----- Data segment -----

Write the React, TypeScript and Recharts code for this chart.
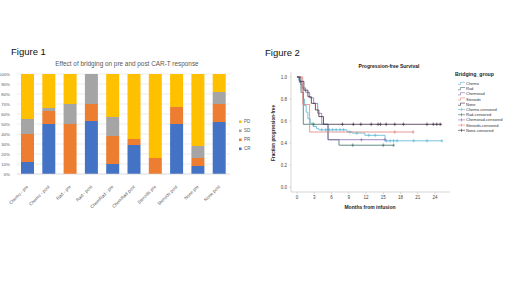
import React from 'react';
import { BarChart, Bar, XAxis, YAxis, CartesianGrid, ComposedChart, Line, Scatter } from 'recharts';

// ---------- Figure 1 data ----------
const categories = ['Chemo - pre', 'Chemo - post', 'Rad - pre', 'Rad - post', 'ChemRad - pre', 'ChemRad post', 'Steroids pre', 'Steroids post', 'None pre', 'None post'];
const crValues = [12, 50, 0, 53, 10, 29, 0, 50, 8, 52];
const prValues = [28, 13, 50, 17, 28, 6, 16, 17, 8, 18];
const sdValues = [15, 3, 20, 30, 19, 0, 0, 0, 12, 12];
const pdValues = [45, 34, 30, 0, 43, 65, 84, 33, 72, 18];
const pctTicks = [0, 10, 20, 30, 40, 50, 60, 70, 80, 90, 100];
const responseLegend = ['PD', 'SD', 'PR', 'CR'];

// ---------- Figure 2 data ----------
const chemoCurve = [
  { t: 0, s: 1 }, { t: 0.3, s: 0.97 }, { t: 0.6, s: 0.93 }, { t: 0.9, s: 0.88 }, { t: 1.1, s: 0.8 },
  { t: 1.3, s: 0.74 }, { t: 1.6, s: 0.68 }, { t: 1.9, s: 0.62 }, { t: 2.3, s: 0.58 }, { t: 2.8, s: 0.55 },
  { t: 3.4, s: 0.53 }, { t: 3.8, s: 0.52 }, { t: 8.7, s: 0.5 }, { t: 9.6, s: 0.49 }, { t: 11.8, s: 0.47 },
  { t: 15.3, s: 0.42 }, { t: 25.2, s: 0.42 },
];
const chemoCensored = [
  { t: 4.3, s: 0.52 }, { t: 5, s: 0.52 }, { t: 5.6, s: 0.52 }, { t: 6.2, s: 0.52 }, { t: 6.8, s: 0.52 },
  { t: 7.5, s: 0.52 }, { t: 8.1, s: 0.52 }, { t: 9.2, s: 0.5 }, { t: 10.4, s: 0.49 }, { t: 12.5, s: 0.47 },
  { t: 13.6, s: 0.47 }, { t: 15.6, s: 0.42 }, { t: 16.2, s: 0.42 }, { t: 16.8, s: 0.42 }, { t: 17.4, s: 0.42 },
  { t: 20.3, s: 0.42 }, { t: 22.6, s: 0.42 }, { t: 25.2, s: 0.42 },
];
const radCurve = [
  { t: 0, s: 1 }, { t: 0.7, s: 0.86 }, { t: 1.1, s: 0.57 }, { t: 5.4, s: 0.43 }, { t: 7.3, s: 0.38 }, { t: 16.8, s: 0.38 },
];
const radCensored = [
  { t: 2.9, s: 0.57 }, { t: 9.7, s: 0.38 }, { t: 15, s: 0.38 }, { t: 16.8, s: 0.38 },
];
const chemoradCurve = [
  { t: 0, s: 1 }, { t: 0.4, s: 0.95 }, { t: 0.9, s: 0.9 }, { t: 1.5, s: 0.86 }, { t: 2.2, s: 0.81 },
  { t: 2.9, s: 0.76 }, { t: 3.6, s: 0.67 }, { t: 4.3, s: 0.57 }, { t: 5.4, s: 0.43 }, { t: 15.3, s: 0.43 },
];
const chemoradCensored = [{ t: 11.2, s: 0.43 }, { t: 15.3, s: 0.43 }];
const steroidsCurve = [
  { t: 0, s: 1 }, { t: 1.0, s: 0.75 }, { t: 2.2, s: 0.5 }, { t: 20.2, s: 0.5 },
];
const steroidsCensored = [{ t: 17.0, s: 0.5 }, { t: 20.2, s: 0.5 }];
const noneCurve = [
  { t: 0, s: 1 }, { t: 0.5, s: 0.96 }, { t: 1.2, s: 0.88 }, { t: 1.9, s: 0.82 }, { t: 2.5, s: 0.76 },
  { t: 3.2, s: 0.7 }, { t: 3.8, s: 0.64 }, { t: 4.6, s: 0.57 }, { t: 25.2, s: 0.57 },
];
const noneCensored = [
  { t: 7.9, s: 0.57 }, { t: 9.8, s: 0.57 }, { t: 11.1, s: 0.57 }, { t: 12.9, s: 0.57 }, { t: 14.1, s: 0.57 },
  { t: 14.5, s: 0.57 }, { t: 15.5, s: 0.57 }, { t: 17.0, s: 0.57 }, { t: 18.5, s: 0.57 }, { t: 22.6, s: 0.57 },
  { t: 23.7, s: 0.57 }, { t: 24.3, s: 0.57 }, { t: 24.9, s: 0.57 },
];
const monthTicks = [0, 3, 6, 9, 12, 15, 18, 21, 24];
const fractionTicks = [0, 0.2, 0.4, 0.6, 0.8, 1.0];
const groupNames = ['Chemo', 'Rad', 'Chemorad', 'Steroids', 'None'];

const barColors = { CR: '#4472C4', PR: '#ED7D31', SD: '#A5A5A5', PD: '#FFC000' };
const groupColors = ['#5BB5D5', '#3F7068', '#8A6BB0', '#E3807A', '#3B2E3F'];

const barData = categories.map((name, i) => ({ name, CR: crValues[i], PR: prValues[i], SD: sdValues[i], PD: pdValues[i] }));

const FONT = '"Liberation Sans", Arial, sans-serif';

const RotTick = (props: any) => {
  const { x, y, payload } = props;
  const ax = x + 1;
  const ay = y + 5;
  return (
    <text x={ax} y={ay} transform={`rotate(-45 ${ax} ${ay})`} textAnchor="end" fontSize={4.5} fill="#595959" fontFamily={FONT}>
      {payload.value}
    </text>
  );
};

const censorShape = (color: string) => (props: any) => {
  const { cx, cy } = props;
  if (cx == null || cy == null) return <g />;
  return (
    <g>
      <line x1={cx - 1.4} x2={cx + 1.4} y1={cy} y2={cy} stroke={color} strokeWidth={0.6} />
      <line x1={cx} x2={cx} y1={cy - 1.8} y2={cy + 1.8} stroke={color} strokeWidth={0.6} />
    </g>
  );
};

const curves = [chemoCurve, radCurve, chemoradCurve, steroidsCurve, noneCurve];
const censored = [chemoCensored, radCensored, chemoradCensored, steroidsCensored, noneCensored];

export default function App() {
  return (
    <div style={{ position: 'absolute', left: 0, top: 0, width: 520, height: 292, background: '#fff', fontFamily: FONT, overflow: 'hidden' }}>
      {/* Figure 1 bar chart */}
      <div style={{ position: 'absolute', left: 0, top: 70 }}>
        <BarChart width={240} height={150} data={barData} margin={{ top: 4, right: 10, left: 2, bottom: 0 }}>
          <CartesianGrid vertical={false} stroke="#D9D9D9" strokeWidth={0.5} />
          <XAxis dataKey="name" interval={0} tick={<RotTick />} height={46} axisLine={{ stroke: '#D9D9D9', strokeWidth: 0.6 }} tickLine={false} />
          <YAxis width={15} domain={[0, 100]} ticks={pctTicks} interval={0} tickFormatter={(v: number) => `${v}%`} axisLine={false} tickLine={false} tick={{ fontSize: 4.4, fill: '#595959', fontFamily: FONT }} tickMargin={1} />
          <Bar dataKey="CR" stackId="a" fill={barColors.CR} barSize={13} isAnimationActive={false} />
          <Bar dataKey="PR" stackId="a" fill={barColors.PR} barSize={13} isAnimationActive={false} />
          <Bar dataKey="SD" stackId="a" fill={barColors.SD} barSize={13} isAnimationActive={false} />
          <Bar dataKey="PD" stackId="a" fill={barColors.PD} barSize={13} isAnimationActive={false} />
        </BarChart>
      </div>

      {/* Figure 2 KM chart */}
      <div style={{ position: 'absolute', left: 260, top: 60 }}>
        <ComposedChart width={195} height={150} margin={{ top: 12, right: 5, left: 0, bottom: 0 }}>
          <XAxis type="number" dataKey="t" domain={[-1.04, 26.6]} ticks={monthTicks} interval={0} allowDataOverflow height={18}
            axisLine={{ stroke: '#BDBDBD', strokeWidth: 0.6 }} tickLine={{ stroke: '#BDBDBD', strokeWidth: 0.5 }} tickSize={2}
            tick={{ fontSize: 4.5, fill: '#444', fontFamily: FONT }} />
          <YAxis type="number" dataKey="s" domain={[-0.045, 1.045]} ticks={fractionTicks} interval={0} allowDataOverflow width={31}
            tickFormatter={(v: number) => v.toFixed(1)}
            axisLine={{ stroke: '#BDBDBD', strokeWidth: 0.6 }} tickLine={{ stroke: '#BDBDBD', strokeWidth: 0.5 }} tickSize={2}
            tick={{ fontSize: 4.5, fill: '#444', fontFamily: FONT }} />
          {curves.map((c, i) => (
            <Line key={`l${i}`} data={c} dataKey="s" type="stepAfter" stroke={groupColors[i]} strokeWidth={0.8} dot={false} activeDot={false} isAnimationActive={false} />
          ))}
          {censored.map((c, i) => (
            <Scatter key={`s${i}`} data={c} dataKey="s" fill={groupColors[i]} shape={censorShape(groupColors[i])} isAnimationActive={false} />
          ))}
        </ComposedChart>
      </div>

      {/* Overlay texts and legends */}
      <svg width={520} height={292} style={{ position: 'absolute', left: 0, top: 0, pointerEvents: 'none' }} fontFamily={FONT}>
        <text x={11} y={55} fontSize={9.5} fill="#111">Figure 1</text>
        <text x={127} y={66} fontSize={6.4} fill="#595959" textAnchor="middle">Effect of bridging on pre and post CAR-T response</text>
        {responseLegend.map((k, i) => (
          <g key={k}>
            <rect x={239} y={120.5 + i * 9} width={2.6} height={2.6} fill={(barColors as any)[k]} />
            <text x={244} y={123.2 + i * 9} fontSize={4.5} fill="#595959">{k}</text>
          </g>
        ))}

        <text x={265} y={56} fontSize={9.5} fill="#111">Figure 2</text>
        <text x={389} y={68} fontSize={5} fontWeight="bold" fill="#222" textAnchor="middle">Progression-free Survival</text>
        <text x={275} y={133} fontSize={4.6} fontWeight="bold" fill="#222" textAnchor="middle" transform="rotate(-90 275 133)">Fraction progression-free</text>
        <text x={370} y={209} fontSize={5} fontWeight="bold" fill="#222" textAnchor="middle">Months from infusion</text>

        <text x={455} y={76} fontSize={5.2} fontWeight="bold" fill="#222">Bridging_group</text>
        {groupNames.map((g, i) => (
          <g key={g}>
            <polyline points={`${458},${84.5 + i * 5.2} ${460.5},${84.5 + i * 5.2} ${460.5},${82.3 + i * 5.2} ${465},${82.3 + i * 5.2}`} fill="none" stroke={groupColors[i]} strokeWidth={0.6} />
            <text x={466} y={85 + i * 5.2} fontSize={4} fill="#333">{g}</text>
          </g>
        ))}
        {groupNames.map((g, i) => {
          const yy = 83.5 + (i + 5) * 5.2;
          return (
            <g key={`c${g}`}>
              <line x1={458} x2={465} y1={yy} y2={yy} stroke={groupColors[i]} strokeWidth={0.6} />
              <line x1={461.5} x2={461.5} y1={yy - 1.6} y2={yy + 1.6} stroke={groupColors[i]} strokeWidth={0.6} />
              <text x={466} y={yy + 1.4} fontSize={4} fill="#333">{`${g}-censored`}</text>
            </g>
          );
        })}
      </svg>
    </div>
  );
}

-----

▶ [Exercise]:
Skip the pictures, please, and transcribe only the lines from the beginning of the material through the one that contains "ComposedChart, Line, Scatter".

▶ [Response for this exercise]:
Write the React, TypeScript and Recharts code for this chart.
import React from 'react';
import { BarChart, Bar, XAxis, YAxis, CartesianGrid, ComposedChart, Line, Scatter } from 'recharts';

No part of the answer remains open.